Já no cemitério, o Zeca muito aflito via toda a família do falecido rodeando o ataúde, e quando já se aproximava aquela triste hora H, em que o de cujos vai ter que se mandar mesmo, de repente viu a viúva se levantar e debulhada em lágrimas, falar em alto e bom som:
- É o seguinte: o meu marido, já quase sem poder mais falar, me pediu que lhe trouxesse o seu caderninho de capa preta e um lápis, e também quase sem poder, escreveu alguma coisa nele e me devolveu o caderno, que eu nem tive mais condição de ler, porque logo depois que escreveu, ele morreu. Só agora é que eu pegando um lenço na bolsa (e caía em pranto), encontrei o caderninho, esse aqui, aonde está escrito assim:
E abrindo o dito caderninho de notas leu:
- "Rosilda, o meu último desejo é este: que o meu amigo José Kirino Mundongo, o Zeca, segure a alça da frente do lado direito do meu caixão, até eu chegar na minha última morada. Faça isso como sem falta. Cirineu".

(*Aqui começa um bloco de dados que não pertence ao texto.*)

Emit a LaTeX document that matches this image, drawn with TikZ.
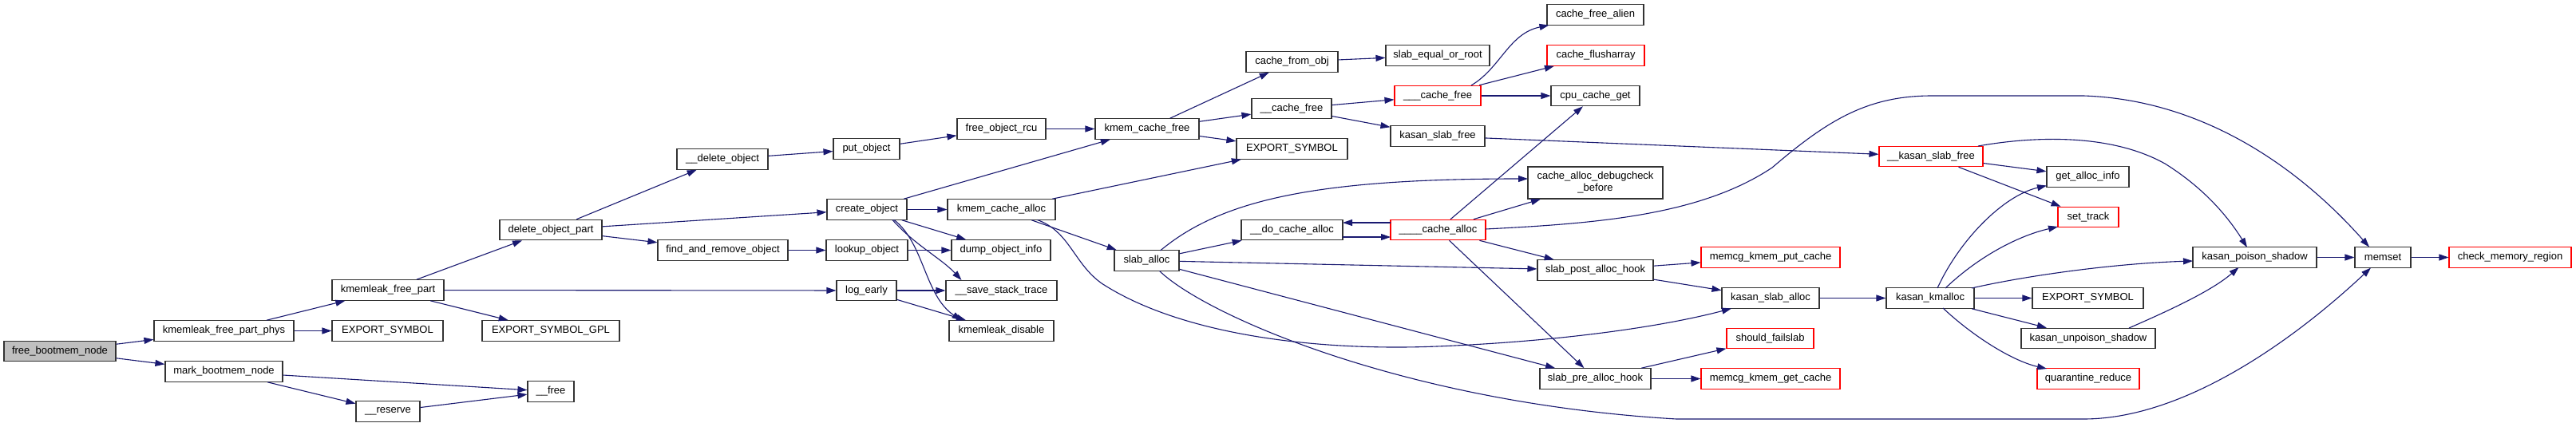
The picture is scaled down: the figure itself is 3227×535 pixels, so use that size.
\documentclass[tikz,border=0pt]{standalone}
\usepackage{fontspec}
\setmainfont{Liberation Sans}
\usetikzlibrary{arrows.meta,calc}
\definecolor{edgec}{HTML}{191970}
\definecolor{nodeb}{HTML}{333333}
\begin{document}
\begin{tikzpicture}[x=1pt,y=-1pt,
  fn/.style={draw=nodeb, line width=1.1pt, fill=white, rectangle, minimum height=25.5pt, inner sep=0pt, font=\fontsize{13}{15}\selectfont, text=black},
  fnr/.style={fn, draw=red},
  fnroot/.style={fn, fill=black!25},
  conn/.style={draw=edgec, line width=1.1pt, -{Triangle[length=12pt,width=8pt]}}]
\fill[white] (0,0) rectangle (3227,535);
\useasboundingbox (0,0) rectangle (3227,535);
% nodes
\node[fnroot, minimum width=140pt] (root) at (75,440) {free\_bootmem\_node};
\node[fn, minimum width=175pt] (kfpp) at (280.5,414.5) {kmemleak\_free\_part\_phys};
\node[fn, minimum width=147pt] (mbn) at (280.5,465.5) {mark\_bootmem\_node};
\node[fn, minimum width=140pt] (kfp) at (486,363.5) {kmemleak\_free\_part};
\node[fn, minimum width=139pt] (es1) at (485.5,414.5) {EXPORT\_SYMBOL};
\node[fn, minimum width=80pt] (reserve) at (486,515.5) {\_\_reserve};
\node[fn, minimum width=128pt] (dop) at (690,288) {delete\_object\_part};
\node[fn, minimum width=172pt] (esgpl) at (690,414.5) {EXPORT\_SYMBOL\_GPL};
\node[fn, minimum width=58pt] (free) at (690,490.5) {\_\_free};
\node[fn, minimum width=114pt] (delobj) at (905,199.5) {\_\_delete\_object};
\node[fn, minimum width=163pt] (faro) at (905.5,313.5) {find\_and\_remove\_object};
\node[fn, minimum width=83pt] (put) at (1085.5,186.5) {put\_object};
\node[fn, minimum width=100pt] (create) at (1086,262.5) {create\_object};
\node[fn, minimum width=102pt] (lookup) at (1086,313.5) {lookup\_object};
\node[fn, minimum width=75pt] (logearly) at (1085.5,364) {log\_early};
\node[fn, minimum width=111pt] (forcu) at (1254.5,161.5) {free\_object\_rcu};
\node[fn, minimum width=135pt] (kca) at (1254.5,262.5) {kmem\_cache\_alloc};
\node[fn, minimum width=124pt] (doi) at (1254,313.5) {dump\_object\_info};
\node[fn, minimum width=139pt] (sst) at (1254.5,364) {\_\_save\_stack\_trace};
\node[fn, minimum width=131pt] (kdis) at (1254.5,414.5) {kmemleak\_disable};
\node[fn, minimum width=130pt] (kcf) at (1437,161.5) {kmem\_cache\_free};
\node[fn, minimum width=81pt] (slaballoc) at (1436.5,326.5) {slab\_alloc};
\node[fn, minimum width=115pt] (cfo) at (1618.5,77.5) {cache\_from\_obj};
\node[fn, minimum width=100pt] (cachefree) at (1618,136) {\_\_cache\_free};
\node[fn, minimum width=139pt] (es2) at (1618.5,186.5) {EXPORT\_SYMBOL};
\node[fn, minimum width=127pt] (dca) at (1618.5,288) {\_\_do\_cache\_alloc};
\node[fn, minimum width=130pt] (seor) at (1801,69.5) {slab\_equal\_or\_root};
\node[fnr, minimum width=108pt] (tcf) at (1801,120) {\_\_\_cache\_free};
\node[fn, minimum width=118pt] (ksf) at (1801,170.5) {kasan\_slab\_free};
\node[fnr, minimum width=119pt] (ca4) at (1801.5,288) {\_\_\_\_cache\_alloc};
\node[fn, minimum width=121pt] (cfa) at (1998.5,18.5) {cache\_free\_alien};
\node[fnr, minimum width=122pt] (cfl) at (1999,69.5) {cache\_flusharray};
\node[fn, minimum width=111pt] (ccg) at (1998.5,120) {cpu\_cache\_get};
\node[fn, minimum width=169pt, minimum height=40pt, align=center] (cadb) at (1998.5,229) {cache\_alloc\_debugcheck\\\_before};
\node[fn, minimum width=145pt] (spah) at (1998.5,338.5) {slab\_post\_alloc\_hook};
\node[fn, minimum width=139pt] (sprh) at (1998.5,474.5) {slab\_pre\_alloc\_hook};
\node[fnr, minimum width=174pt] (mkpc) at (2218,322.5) {memcg\_kmem\_put\_cache};
\node[fn, minimum width=122pt] (ksa) at (2218,373.5) {kasan\_slab\_alloc};
\node[fnr, minimum width=109pt] (sfs) at (2217.5,424) {should\_failslab};
\node[fnr, minimum width=174pt] (mkgc) at (2218,474.5) {memcg\_kmem\_get\_cache};
\node[fnr, minimum width=130pt] (kksf) at (2419,196) {\_\_kasan\_slab\_free};
\node[fn, minimum width=110pt] (kkm) at (2418,373.5) {kasan\_kmalloc};
\node[fn, minimum width=103pt] (gai) at (2615.5,221.5) {get\_alloc\_info};
\node[fnr, minimum width=76pt] (st) at (2616,272) {set\_track};
\node[fn, minimum width=139pt] (es3) at (2615.5,373.5) {EXPORT\_SYMBOL};
\node[fn, minimum width=168pt] (kus) at (2616,424) {kasan\_unpoison\_shadow};
\node[fnr, minimum width=128pt] (qr) at (2616,474.5) {quarantine\_reduce};
\node[fn, minimum width=155pt] (kps) at (2824.5,322.5) {kasan\_poison\_shadow};
\node[fn, minimum width=70pt] (memset) at (2985,322.5) {memset};
\node[fnr, minimum width=153pt] (cmr) at (3144.5,322.5) {check\_memory\_region};
% straight edges
\draw[conn] (root) -- (kfpp);
\draw[conn] (root) -- (mbn);
\draw[conn] (kfpp) -- (kfp);
\draw[conn] (kfpp) -- (es1);
\draw[conn] (mbn) -- (free);
\draw[conn] (mbn) -- (reserve);
\draw[conn] (reserve) -- (free);
\draw[conn] (kfp) -- (dop);
\draw[conn] (kfp) -- (logearly);
\draw[conn] (kfp) -- (esgpl);
\draw[conn] (dop) -- (delobj);
\draw[conn] (dop) -- (create);
\draw[conn] (dop) -- (faro);
\draw[conn] (delobj) -- (put);
\draw[conn] (put) -- (forcu);
\draw[conn] (forcu) -- (kcf);
\draw[conn] (create) -- (kcf);
\draw[conn] (create) -- (kca);
\draw[conn] (create) -- (doi);
\draw[conn] (faro) -- (lookup);
\draw[conn] (lookup) -- (doi);
\draw[conn] (logearly) -- (sst);
\draw[conn] (logearly) -- (kdis);
\draw[conn] (kca) -- (es2);
\draw[conn] (kca) -- (slaballoc);
\draw[conn] (kcf) -- (cfo);
\draw[conn] (kcf) -- (cachefree);
\draw[conn] (kcf) -- (es2);
\draw[conn] (cfo) -- (seor);
\draw[conn] (cachefree) -- (tcf);
\draw[conn] (cachefree) -- (ksf);
\draw[conn] (tcf) -- (cfl);
\draw[conn] (tcf) -- (ccg);
\draw[conn] (ksf) -- (kksf);
\draw[conn] (slaballoc) -- (dca);
\draw[conn] (slaballoc) -- (spah);
\draw[conn] (slaballoc) -- (sprh);
\draw[conn] ($(dca)+(63.5,9)$) -- ($(ca4)+(-59.5,9)$);
\draw[conn] ($(ca4)+(-59.5,-9)$) -- ($(dca)+(63.5,-9)$);
\draw[conn] (ca4) -- (ccg);
\draw[conn] (ca4) -- (cadb);
\draw[conn] (ca4) -- (spah);
\draw[conn] (ca4) -- (sprh);
\draw[conn] (spah) -- (mkpc);
\draw[conn] (spah) -- (ksa);
\draw[conn] (sprh) -- (sfs);
\draw[conn] (sprh) -- (mkgc);
\draw[conn] (ksa) -- (kkm);
\draw[conn] (kkm) -- (es3);
\draw[conn] (kkm) -- (kus);
\draw[conn] (kksf) -- (gai);
\draw[conn] (kksf) -- (st);
\draw[conn] (kps) -- (memset);
\draw[conn] (memset) -- (cmr);
% curved edges
\draw[conn] ($(create)+(32,13)$) .. controls ($(create)+(60,44.5)$) and ($(sst)+(-75,-40)$) .. ($(sst)+(-50,-13)$);
\draw[conn] ($(create)+(34,13)$) .. controls ($(create)+(72,42.5)$) and ($(kdis)+(-96.5,-44.5)$) .. ($(kdis)+(-50,-13)$);
\draw[conn] ($(kca)+(45,13)$) .. controls (1340,290) and (1345,330) .. (1380,355)
  .. controls (1480,420) and (1650,440) .. (1800,434)
  .. controls (1950,428) and (2080,410) .. ($(ksa)+(-49,13)$);
\draw[conn] ($(slaballoc)+(16,13)$) .. controls (1510,395) and (1760,505) .. (2100,525)
  -- (2610,525) .. controls (2740,525) and (2880,420) .. ($(memset)+(-15,13)$);
\draw[conn] ($(ca4)+(59.5,-1)$) .. controls (2000,280) and (2130,270) .. (2220,210)
  .. controls (2290,150) and (2340,120) .. (2420,120)
  -- (2610,120) .. controls (2760,125) and (2880,210) .. ($(memset)+(-17,-13)$);
\draw[conn] ($(kksf)+(59,-13)$) .. controls (2540,172) and (2640,165) .. (2712,205)
  .. controls (2760,235) and (2790,270) .. ($(kps)+(-9.5,-12.5)$);
\draw[conn] ($(tcf)+(42,-13)$) .. controls (1880,85) and (1890,42) .. ($(cfa)+(-58,13)$);
\draw[conn] ($(slaballoc)+(17,-12.5)$) .. controls (1530,250) and (1650,224) .. ($(cadb)+(-84.5,-5)$);
\draw[conn] ($(kkm)+(9,-12.5)$) .. controls (2455,300) and (2510,245) .. ($(gai)+(-51.5,11)$);
\draw[conn] ($(kkm)+(19,-12.5)$) .. controls (2480,320) and (2530,295) .. ($(st)+(-38,12)$);
\draw[conn] ($(kkm)+(52,-12.5)$) .. controls (2540,345) and (2650,330) .. ($(kps)+(-77.5,4.5)$);
\draw[conn] ($(kkm)+(16,12.5)$) .. controls (2470,420) and (2520,452) .. ($(qr)+(-52,-12.5)$);
\draw[conn] ($(kus)+(51,-13)$) .. controls (2715,390) and (2770,365) .. ($(kps)+(-20,12.5)$);
\end{tikzpicture}
\end{document}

Quase não se agüentou de pé. Respirou fundo, suou frio, a boca secou, o coração disparou, ficou mais esverdeado que o próprio defunto e pediu um copo d´agua. Bebeu a água e encaminhou-se emocionado em direção ao caixão, para realizar o último pedido do amigo e também o último dos seus sonhos.
Alguém lhe perguntou:
- Zeca, você vai agüentar? O homem é pesado!
Nem deu resposta. Coração aos pulos, fez a última vontade do falecido, levando-o até lá no fundo do cemitério, no alto do morro.
- "Dessa vez foi. Agora sim, bem que eu sempre disse: não morrerei sem antes realizar os meus sonhos; obrigado, meu grande amigo Ciri, pela segunda vez" ? falou para os seus botões.
- O que? Você disse alguma coisa, Zeca?
- Hãaa.., eu? Se... se eu falei alguma coisa?
- Ó homem, estás tão pálido... Tu viu alguma alma do outro mundo por aqui nessas catacumbas?
- Tô só cansado, disse o Zeca.
Pois é, dia seguinte, o médico ao constatar o óbito falou:
- O Zeca sabia que seu coração não agüentaria que pegasse qualquer peso; nem de dois quilos.